A Numerical Simulation of Combined Radiation and Natural Convection in a Differential Heated Cubic Cavity

Abstract

This article presents a numerical simulation of combined radiation and natural convection in a three-dimensional differentially heated rectangular cavity with two opposite side walls kept at a temperature ratio Th/Tc=2.0 and Tc=500 K, with others walls insulated. A non-Boussinesq variable density approach is used to incorporate density changes due to temperature variation. The Navier–Stokes (NSE), temperature, as well as the radiative transfer (RTE) equations are solved numerically by a finite volume method, with constant thermophysical fluid properties (except density) for Rayleigh number Ra=105 and Prandtl number Pr=0.71. The convective, radiative, and total heat transfer on the isothermal and adiabatic walls is studied along with the flow phenomena.

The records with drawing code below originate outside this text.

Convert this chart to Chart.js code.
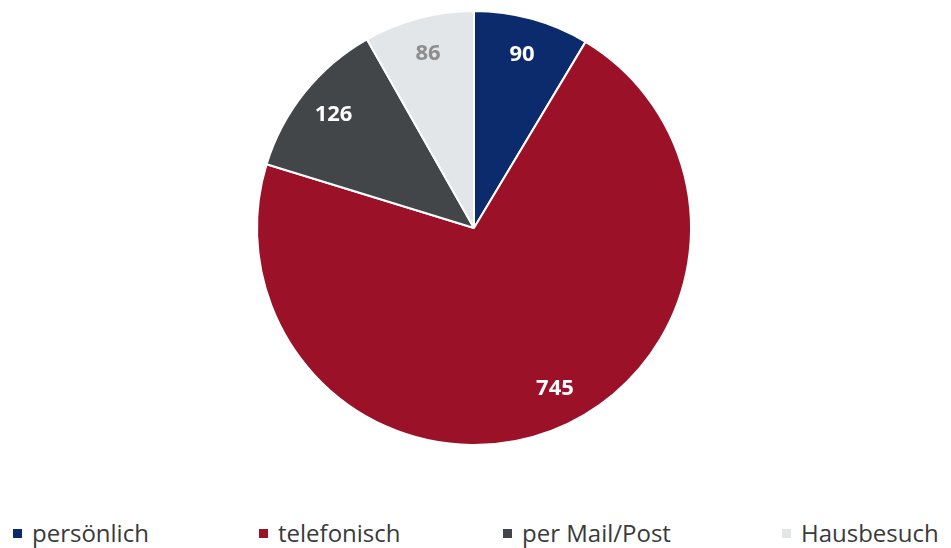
<!DOCTYPE html>
<html>
<head>
<meta charset="utf-8">
<script src="https://cdn.jsdelivr.net/npm/chart.js@4"></script>
<style>
  body { margin: 0; background: #fff; width: 951px; height: 548px; overflow: hidden; position: relative; }
  #wrap { position: absolute; left: 0; top: 0; width: 951px; height: 456px; }
  #legend { position: absolute; left: 0; top: 517px; width: 951px; height: 31px; font-family: "Open Sans", sans-serif; font-size: 24px; color: #3a3a3a; }
  .item { position: absolute; top: 0; white-space: nowrap; line-height: 31px; }
  .box { display: inline-block; width: 9px; height: 9px; margin-right: 10px; vertical-align: middle; position: relative; top: -2px; }
</style>
</head>
<body>
<div id="wrap"><canvas id="pie"></canvas></div>
<div id="legend"></div>
<script>
const categories = ['persönlich', 'telefonisch', 'per Mail/Post', 'Hausbesuch'];
const values = [90, 745, 126, 86];
const colors = ['#0c2b6c', '#9b1127', '#434649', '#e3e6e9'];
const labelColors = ['#ffffff', '#ffffff', '#ffffff', '#8d8d8d'];
const legendLeft = [13, 259, 503, 782];

// Werte in den Segmenten
const sliceLabels = {
  id: 'sliceLabels',
  afterDatasetsDraw(chart) {
    const ctx = chart.ctx;
    const meta = chart.getDatasetMeta(0);
    ctx.save();
    ctx.font = 'bold 22px "Open Sans", sans-serif';
    ctx.textAlign = 'center';
    ctx.textBaseline = 'middle';
    meta.data.forEach((arc, i) => {
      let mid = (arc.startAngle + arc.endAngle) / 2;
      if (i === 1) mid -= 0.1;
      const r = arc.outerRadius * 0.83;
      ctx.fillStyle = labelColors[i];
      ctx.fillText(values[i], arc.x + Math.cos(mid) * r, arc.y + Math.sin(mid) * r);
    });
    ctx.restore();
  }
};

new Chart(document.getElementById('pie'), {
  type: 'pie',
  data: {
    labels: categories,
    datasets: [{
      data: values,
      backgroundColor: colors,
      borderColor: '#ffffff',
      borderWidth: 2
    }]
  },
  options: {
    responsive: true,
    maintainAspectRatio: false,
    animation: false,
    layout: { padding: { top: 10, bottom: 10, left: 0, right: 3 } },
    plugins: {
      legend: { display: false },
      tooltip: { enabled: false }
    }
  },
  plugins: [sliceLabels]
});

const legendEl = document.getElementById('legend');
categories.forEach((name, i) => {
  const item = document.createElement('div');
  item.className = 'item';
  item.style.left = legendLeft[i] + 'px';
  const box = document.createElement('span');
  box.className = 'box';
  box.style.background = colors[i];
  item.appendChild(box);
  item.appendChild(document.createTextNode(name));
  legendEl.appendChild(item);
});
</script>
</body>
</html>
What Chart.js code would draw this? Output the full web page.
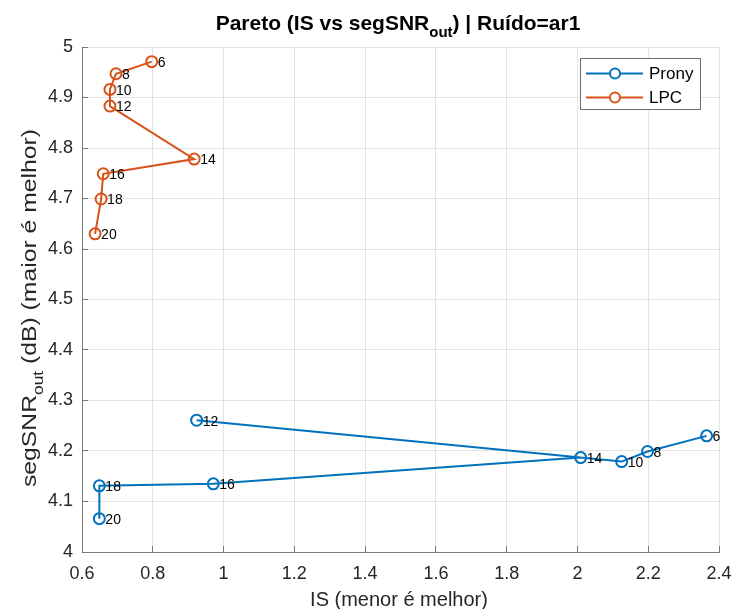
<!DOCTYPE html>
<html>
<head>
<meta charset="utf-8">
<script src="https://cdn.jsdelivr.net/npm/chart.js@4.4.1/dist/chart.umd.min.js"></script>
<style>
  body { margin: 0; background: #fff; }
  canvas { display: block; }
</style>
</head>
<body>
<canvas id="paretoChart" width="734" height="609"></canvas>
<script>
// model orders used as point labels
const orders = [6, 8, 10, 12, 14, 16, 18, 20];

// Prony
const pronyIS = [2.365, 2.198, 2.125, 0.924, 2.009, 0.971, 0.649, 0.649];
const pronySNR = [4.230, 4.199, 4.179, 4.261, 4.187, 4.135, 4.131, 4.066];

// LPC
const lpcIS = [0.797, 0.696, 0.679, 0.679, 0.917, 0.660, 0.654, 0.637];
const lpcSNR = [4.971, 4.947, 4.916, 4.883, 4.778, 4.749, 4.699, 4.630];

const xTickValues = [0.6, 0.8, 1, 1.2, 1.4, 1.6, 1.8, 2, 2.2, 2.4];
const yTickValues = [4, 4.1, 4.2, 4.3, 4.4, 4.5, 4.6, 4.7, 4.8, 4.9, 5];

const blue = "#0072BD";
const orange = "#D95319";
const axisColor = "#7a7a7a";
const textColor = "#262626";
const fontFamily = '"Liberation Sans", Arial, Helvetica, sans-serif';

function toPoints(xs, ys) {
    return xs.map((x, i) => ({ x: x, y: ys[i] }));
}

// text with one subscript part: before + sub + after
function subText(ctx, x, y, before, sub, after, size, subSize, weight) {
    ctx.font = weight + " " + size + "px " + fontFamily;
    let w1 = ctx.measureText(before).width;
    let w3 = ctx.measureText(after).width;
    ctx.font = weight + " " + subSize + "px " + fontFamily;
    let w2 = ctx.measureText(sub).width;
    let start = x - (w1 + w2 + w3) / 2;
    ctx.textAlign = "left";
    ctx.textBaseline = "alphabetic";
    ctx.font = weight + " " + size + "px " + fontFamily;
    ctx.fillText(before, start, y);
    ctx.font = weight + " " + subSize + "px " + fontFamily;
    ctx.fillText(sub, start + w1, y + 7);
    ctx.font = weight + " " + size + "px " + fontFamily;
    ctx.fillText(after, start + w1 + w2, y);
    return w1 + w2 + w3;
}

const overlay = {
    id: "overlay",
    afterDatasetsDraw(chart) {
        const ctx = chart.ctx;
        ctx.save();
        ctx.font = "14px " + fontFamily;
        ctx.fillStyle = "#000";
        ctx.textAlign = "left";
        ctx.textBaseline = "middle";
        chart.data.datasets.forEach((ds, i) => {
            chart.getDatasetMeta(i).data.forEach((pt, j) => {
                ctx.fillText(String(orders[j]), pt.x + 6, pt.y + 1.5);
            });
        });
        ctx.restore();
    },
    afterDraw(chart) {
        const ctx = chart.ctx;
        const a = chart.chartArea;
        const sx = chart.scales.x;
        const sy = chart.scales.y;
        ctx.save();

        // inward tick marks
        ctx.strokeStyle = axisColor;
        ctx.lineWidth = 1;
        ctx.beginPath();
        xTickValues.forEach(v => {
            let px = Math.floor(sx.getPixelForValue(v)) + 0.5;
            ctx.moveTo(px, a.bottom);
            ctx.lineTo(px, a.bottom - 6);
        });
        yTickValues.forEach(v => {
            let py = Math.floor(sy.getPixelForValue(v)) + 0.5;
            ctx.moveTo(a.left, py);
            ctx.lineTo(a.left + 6, py);
        });
        ctx.stroke();

        // title
        ctx.fillStyle = "#000";
        subText(ctx, 398, 30, "Pareto (IS vs segSNR", "out", ") | Ruído=ar1", 21, 15, "bold");

        // x label
        ctx.fillStyle = textColor;
        ctx.font = "20px " + fontFamily;
        ctx.textAlign = "center";
        ctx.textBaseline = "alphabetic";
        ctx.fillText("IS (menor é melhor)", 399, 606);

        // y label, rotated and a bit stretched like the source
        ctx.save();
        ctx.translate(36, 308);
        ctx.rotate(-Math.PI / 2);
        ctx.font = "20px " + fontFamily;
        let w = ctx.measureText("segSNR (dB) (maior é melhor)").width;
        ctx.font = "14px " + fontFamily;
        w += ctx.measureText("out").width;
        ctx.scale(358 / w, 1);
        subText(ctx, 0, 0, "segSNR", "out", " (dB) (maior é melhor)", 20, 14, "normal");
        ctx.restore();

        // legend
        let lx = 580.5, ly = 58.5, lw = 120, lh = 51;
        ctx.fillStyle = "#fff";
        ctx.fillRect(lx, ly, lw, lh);
        ctx.strokeStyle = "#6e6e6e";
        ctx.lineWidth = 1;
        ctx.strokeRect(lx, ly, lw, lh);
        let entries = [["Prony", blue, 73.5], ["LPC", orange, 97.5]];
        entries.forEach(e => {
            ctx.strokeStyle = e[1];
            ctx.lineWidth = 2;
            ctx.beginPath();
            ctx.moveTo(586, e[2]);
            ctx.lineTo(643, e[2]);
            ctx.stroke();
            ctx.fillStyle = "#fff";
            ctx.beginPath();
            ctx.arc(615, e[2], 5, 0, Math.PI * 2);
            ctx.fill();
            ctx.stroke();
            ctx.fillStyle = "#000";
            ctx.font = "17px " + fontFamily;
            ctx.textAlign = "left";
            ctx.textBaseline = "middle";
            ctx.fillText(e[0], 649, e[2] + 0.5);
        });

        ctx.restore();
    }
};

function lineSet(label, data, color) {
    return {
        label: label,
        data: data,
        borderColor: color,
        backgroundColor: "rgba(0,0,0,0)",
        borderWidth: 2,
        pointRadius: 5.5,
        pointHoverRadius: 5.5,
        pointBorderWidth: 2,
        pointBorderColor: color,
        pointBackgroundColor: "rgba(0,0,0,0)",
        showLine: true,
        tension: 0,
        fill: false
    };
}

new Chart(document.getElementById("paretoChart"), {
    type: "scatter",
    data: {
        datasets: [
            lineSet("Prony", toPoints(pronyIS, pronySNR), blue),
            lineSet("LPC", toPoints(lpcIS, lpcSNR), orange)
        ]
    },
    options: {
        responsive: false,
        devicePixelRatio: 1,
        animation: false,
        layout: { padding: { left: 0, top: 47, right: 15, bottom: 0 } },
        plugins: {
            legend: { display: false },
            title: { display: false },
            tooltip: { enabled: false }
        },
        scales: {
            x: {
                type: "linear",
                min: 0.6,
                max: 2.4,
                afterBuildTicks: s => { s.ticks = xTickValues.map(v => ({ value: v })); },
                afterFit: s => { s.height = 57; s.paddingLeft = 0; s.paddingRight = 0; },
                grid: { color: "#e3e3e3", drawTicks: false },
                border: { display: true, color: axisColor, width: 1 },
                ticks: {
                    padding: 11,
                    color: textColor,
                    font: { family: fontFamily, size: 18 },
                    maxRotation: 0,
                    callback: v => String(+v.toFixed(1))
                }
            },
            y: {
                type: "linear",
                min: 4,
                max: 5,
                afterBuildTicks: s => { s.ticks = yTickValues.map(v => ({ value: v })); },
                afterFit: s => { s.width = 82; s.paddingTop = 0; s.paddingBottom = 0; },
                grid: { color: "#e3e3e3", drawTicks: false },
                border: { display: true, color: axisColor, width: 1 },
                ticks: {
                    padding: 9,
                    color: textColor,
                    font: { family: fontFamily, size: 18 },
                    callback: v => String(+v.toFixed(1))
                }
            }
        }
    },
    plugins: [overlay]
});
</script>
</body>
</html>
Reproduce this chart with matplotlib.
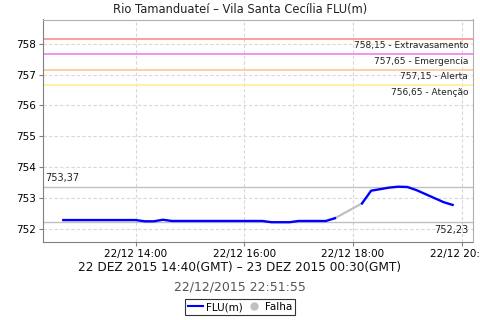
import datetime as dt
import numpy as np
import matplotlib
matplotlib.use("Agg")
import matplotlib.pyplot as plt
import matplotlib.dates as mdates
from matplotlib.lines import Line2D

# readings every 10 min from 22/12 12:40 (NaN = failure gap)
start = dt.datetime(2015, 12, 22, 12, 40)
level = [752.29, 752.29, 752.29, 752.29, 752.29, 752.29, 752.29, 752.29, 752.29,
         752.25, 752.25, 752.30, 752.26, 752.26, 752.26, 752.26, 752.26, 752.26,
         752.26, 752.26, 752.26, 752.26, 752.26, 752.22, 752.22, 752.22, 752.26,
         752.26, 752.26, 752.26, 752.35, np.nan, np.nan, 752.83, 753.24, 753.29,
         753.34, 753.37, 753.36, 753.26, 753.13, 753.00, 752.87, 752.78]
times = [start + dt.timedelta(minutes=10 * i) for i in range(len(level))]

thresholds = [758.15, 757.65, 757.15, 756.65]
threshold_names = ["Extravasamento", "Emergencia", "Alerta", "Atenção"]
threshold_colors = ["#ff8c8c", "#ee82ee", "#ffc890", "#fff08c"]
max_level = 753.37
min_level = 752.23

fig = plt.figure(figsize=(4.8, 3.2), dpi=100)
ax = fig.add_axes([43 / 480, 78 / 320, 429.5 / 480, 222.5 / 320])

t0 = dt.datetime(2015, 12, 22, 12, 17, 36)
t1 = dt.datetime(2015, 12, 22, 20, 12)
ax.set_xlim(t0, t1)
ax.set_ylim(751.58, 758.78)

for v, name, c in zip(thresholds, threshold_names, threshold_colors):
    ax.axhline(v, color=c, lw=1.2, zorder=2)
    ax.text(0.99, v - 0.08, f"{v:.2f}".replace(".", ",") + " - " + name,
            transform=ax.get_yaxis_transform(), ha="right", va="top",
            fontsize=6.5, color="#222222")

ax.axhline(max_level, color="#c0c0c0", lw=1, zorder=2)
ax.axhline(min_level, color="#c0c0c0", lw=1, zorder=2)
ax.text(0.005, max_level + 0.12, f"{max_level:.2f}".replace(".", ","),
        transform=ax.get_yaxis_transform(), ha="left", va="bottom",
        fontsize=7, color="#222222")
ax.text(0.99, min_level - 0.1, f"{min_level:.2f}".replace(".", ","),
        transform=ax.get_yaxis_transform(), ha="right", va="top",
        fontsize=7, color="#222222")

# gray segment over the gap
arr = np.array(level)
gap = np.where(np.isnan(arr))[0]
gi = [gap[0] - 1, gap[-1] + 1]
ax.plot([times[gi[0]], times[gi[1]]], [arr[gi[0]], arr[gi[1]]],
        color="#c0c0c0", lw=1.6, zorder=3)
ax.plot(times, arr, color="#0000ff", lw=1.7, zorder=4)

ax.set_yticks(range(752, 759))
ax.xaxis.set_major_locator(mdates.HourLocator(byhour=[14, 16, 18, 20]))
ax.xaxis.set_major_formatter(mdates.DateFormatter("%d/%m %H:%M"))
ax.tick_params(labelsize=7.5, length=3, color="#808080", pad=2)
ax.grid(True, color="#d8d8d8", ls=(0, (3, 2)), lw=0.8)
for s in ["top", "right"]:
    ax.spines[s].set_color("#b0b0b0")
for s in ["left", "bottom"]:
    ax.spines[s].set_color("#808080")

fig.text(0.5, 1 - 10 / 320, "Rio Tamanduateí – Vila Santa Cecília FLU(m)",
         ha="center", va="center", fontsize=8.3, color="#222222")
fig.text(0.5, 1 - 268 / 320, "22 DEZ 2015 14:40(GMT) – 23 DEZ 2015 00:30(GMT)",
         ha="center", va="center", fontsize=8.7, color="#111111")
fig.text(0.5, 1 - 287 / 320, "22/12/2015 22:51:55",
         ha="center", va="center", fontsize=9, color="#555555")

handles = [Line2D([], [], color="#0000ff", lw=1.5),
           Line2D([], [], color="#c0c0c0", marker="o", ls="", ms=5)]
leg = fig.legend(handles, ["FLU(m)", "Falha"], loc="center",
                 bbox_to_anchor=(0.5, 1 - 307 / 320), ncol=2, fontsize=7.5,
                 frameon=True, fancybox=False, handlelength=1.4,
                 handletextpad=0.3, columnspacing=0.4, borderpad=0.3,
                 borderaxespad=0)
leg.get_frame().set_edgecolor("black")
leg.get_frame().set_linewidth(0.8)

fig.savefig("out.png", dpi=100)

The results reveal an extraordinarily complex flow field, wherein, along with the main flow, many secondary flow regions and singular points exist at the different planes and are affected by the optical properties of the fluid. The heat transfer decreases with increase in optical thickness and the pure convection Nusselt number is approached as the optical thickness τ>100, but with substantially different velocity field. The wall emissivity has a strong influence on the heat transfer but the scattering albedo does not.